Quality assurance was provided by continuous onsite inspection, continuous video recording and the air testing which preceded and followed all joint rehabilitation. Osborn says the only real hitch happened during summer months when “the trailer got a little warm!”

One of the biggest dangers of sewer work is the air quality hazards of confined spaces. Walden Associated Technologies has gone to extraordinary lengths to ensure a safe working environment. Each crewmember is certified in confined space rescue and carries an air monitor at all times. Air is also monitored remotely during work. Ten-minute escape tanks and 30-minute breathing apparatuses are attached to custom brackets right on the packers.
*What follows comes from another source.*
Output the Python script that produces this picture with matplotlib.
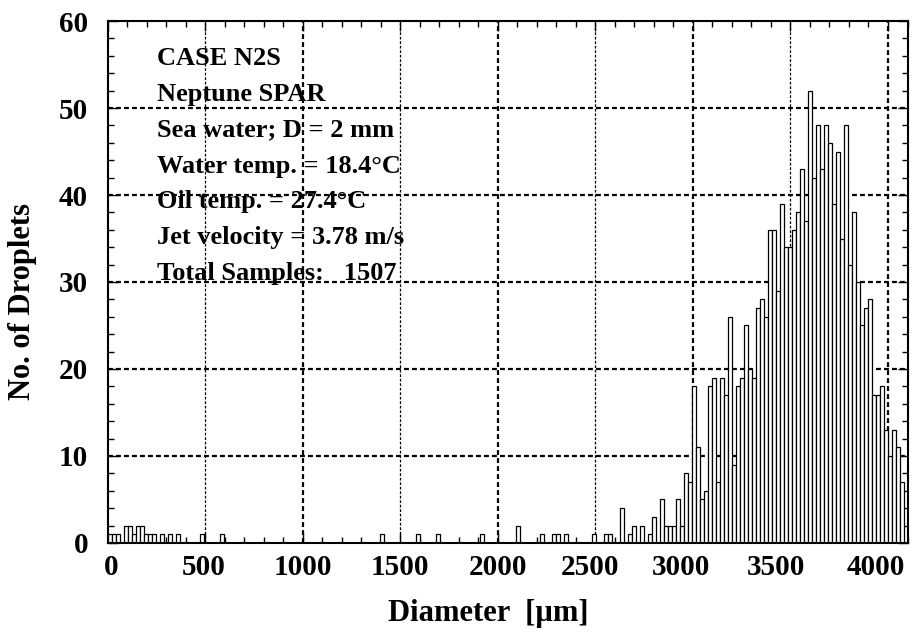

Audio and visual monitoring from the grout trailer was hardwired and continuous.

Weather was also monitored to guard against sudden storm water rises in pipes. “We actually had a surprise rainstorm come through one day,” says Bohn, “We immediately pulled our crews and the packer and other equipment out. Fortunately, what we found was that it takes an hour or so for the water level to rise significantly, even in a heavy rainstorm -- still, there was some intense scrambling and we’re glad we had the policy in place.”

More to do
Project B is completed, with all joints successfully passing air testing. But in the course of work, a surprise was uncovered -- about 2,000 lineal feet of 112-inch cast-in-place pipe. This pipe has no circular joints. Instead, it has long seams that run along the pipe sections at 3 and 9 o’clock. “They would pour the bottom half, and let it set,” Bohn explains, “Then frame up the top half, and pour that.”

Like the rest of the system, this pipe is also about 100-years old, with lots of leaks and gaps along the seams. Osborn says it will also be grouted; “We’re looking at our options,” he says, “But it’s in generally good condition, for 100-year old pipe, and we feel grouting will work well.”